The Kimball architecture and its project approach
Ralph Kimball’s star schema approach is the most used -and as far as I am concerned- the most pragmatic low-threshold approach to data warehousing. Each dimension is constructed with an enterprise view and shared in the appropriate data marts. And each data mart represents a business process. For project managers, this means that an enterprise scan is needed to define the dimensions, followed by a study on the combination “information value times feasibility” to pick the order of execution.
The Lindstedt architecture and its project approach
The great
advantage of a data vault is its flexibility to adapt to new situations, new
data sources and other changes in the data landscape. Like the Kimball method,
it focuses on business processes and models these in a highly normalised way
using hashes to “freeze” temporal links between objects and their
attributes. What this means to the project
approach is obvious: we postpone the materialisation of a queryable schema
until we are sure about the data persistence. In many of the projects we
managed, a seamless transition from a data vault to star schema was made. For
project managers, this means a heavy focus on the business process and a
flexible way of representing all the processes and delivering queryable data
whenever the need for it was expressed by the business.
The Corporate Information Factory architecture from Inmon and its project approach
The Inmon
approach is something completely different from the previous methods. As of the
early 1990s Inmon has made his case for a corporate information factory (CIF)
that would take every data source in scope, build a target model in the third Normal
Form (3NF) and once this Herculean task was competed it was finally time to
deliver. In his method functional data marts would provide extracts from the
CIF. Think of an HR data mart, a marketing data mart, a finance data mart, etc…

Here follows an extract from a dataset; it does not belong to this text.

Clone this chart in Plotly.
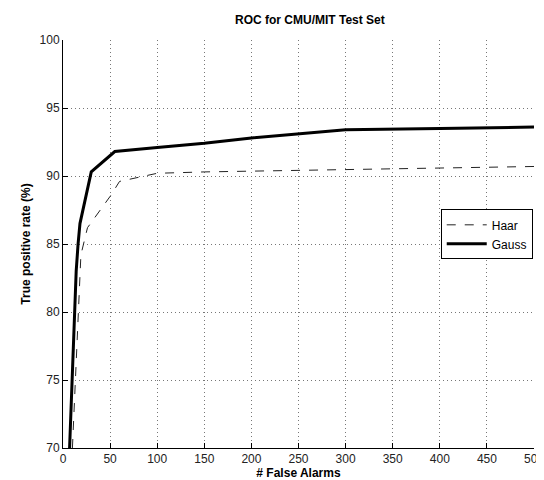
import plotly.graph_objects as go

# ROC points
haar_fa = [10, 12, 15, 17, 19, 26, 40, 50, 60, 80, 100, 150, 250, 300, 400, 500]
haar_tpr = [70, 73, 77, 80, 84.2, 86.2, 87.5, 88.5, 89.6, 89.9, 90.2, 90.3, 90.4, 90.5, 90.6, 90.7]

gauss_fa = [7, 8, 10, 12, 14, 16, 18, 30, 55, 100, 150, 200, 250, 300, 400, 500]
gauss_tpr = [70, 72, 75, 79, 83, 85, 86.5, 90.3, 91.8, 92.1, 92.4, 92.8, 93.1, 93.4, 93.5, 93.6]

x_ticks = [0, 50, 100, 150, 200, 250, 300, 350, 400, 450, 500]
y_ticks = [70, 75, 80, 85, 90, 95, 100]

fig = go.Figure()
fig.add_trace(go.Scatter(x=haar_fa, y=haar_tpr, mode="lines", name="Haar",
                         line=dict(color="#222", width=1, dash="dash")))
fig.add_trace(go.Scatter(x=gauss_fa, y=gauss_tpr, mode="lines", name="Gauss",
                         line=dict(color="black", width=3)))

axis_common = dict(showline=True, linecolor="black", linewidth=1, mirror=False,
                   ticks="inside", ticklen=5, tickcolor="black",
                   showgrid=True, gridcolor="#777", griddash="1px,3px", gridwidth=1,
                   zeroline=False, tickfont=dict(size=12, color="#222"),
                   ticklabeloverflow="allow")

fig.update_xaxes(range=[0, 500], tickvals=x_ticks,
                 title=dict(text="<b># False Alarms</b>", font=dict(size=12), standoff=2),
                 **axis_common)
fig.update_yaxes(range=[70, 100], tickvals=y_ticks,
                 title=dict(text="<b>True positive rate (%)</b>", font=dict(size=12), standoff=6),
                 **axis_common)

fig.update_layout(
    width=544, height=480,
    margin=dict(l=55, r=8, t=32, b=40),
    paper_bgcolor="white", plot_bgcolor="white",
    font=dict(family="Liberation Sans, Arial, sans-serif", color="black"),
    title=dict(text="<b>ROC for CMU/MIT Test Set</b>", x=0.555, xanchor="center",
               y=0.975, yanchor="middle", font=dict(size=12)),
    legend=dict(x=0.802, y=0.585, xanchor="left", yanchor="top",
                bordercolor="black", borderwidth=1, bgcolor="white",
                font=dict(size=12), tracegroupgap=2, itemwidth=40),
    showlegend=True,
)

fig.write_html("out.html")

No need to say this can only work in very stable environments where the
external factors don’t influence too much the approach to analytics. In all the
projects me and my colleagues have been involved this was the Never-ending
Project. Please don’t go there. And if, by any chance there is a business case
for this approach, allow for sufficient time and resources. You will need it.
A data lake
project is a completely different story form the previous three: no more up
front analysis of concepts, objects, entities and attributes that contribute to
these concepts before building the data stores.
In a
nutshell, a data lake project is about looking for cheap and simple storage
like S3 on Amazon Web Services or ALS on Azure, making sure the ingestion data
pipelines are in place to receive all sorts of data and once these data are in
place, making sure they are ready for exploitation. For project managers, this means a totally different
project management flow. Contrary to the three previous architectures, there is
no synching between business and tech: after a high level business analysis,
the technical track will provide for data storage, data access and data
cataloguing to make it exploitable for the business.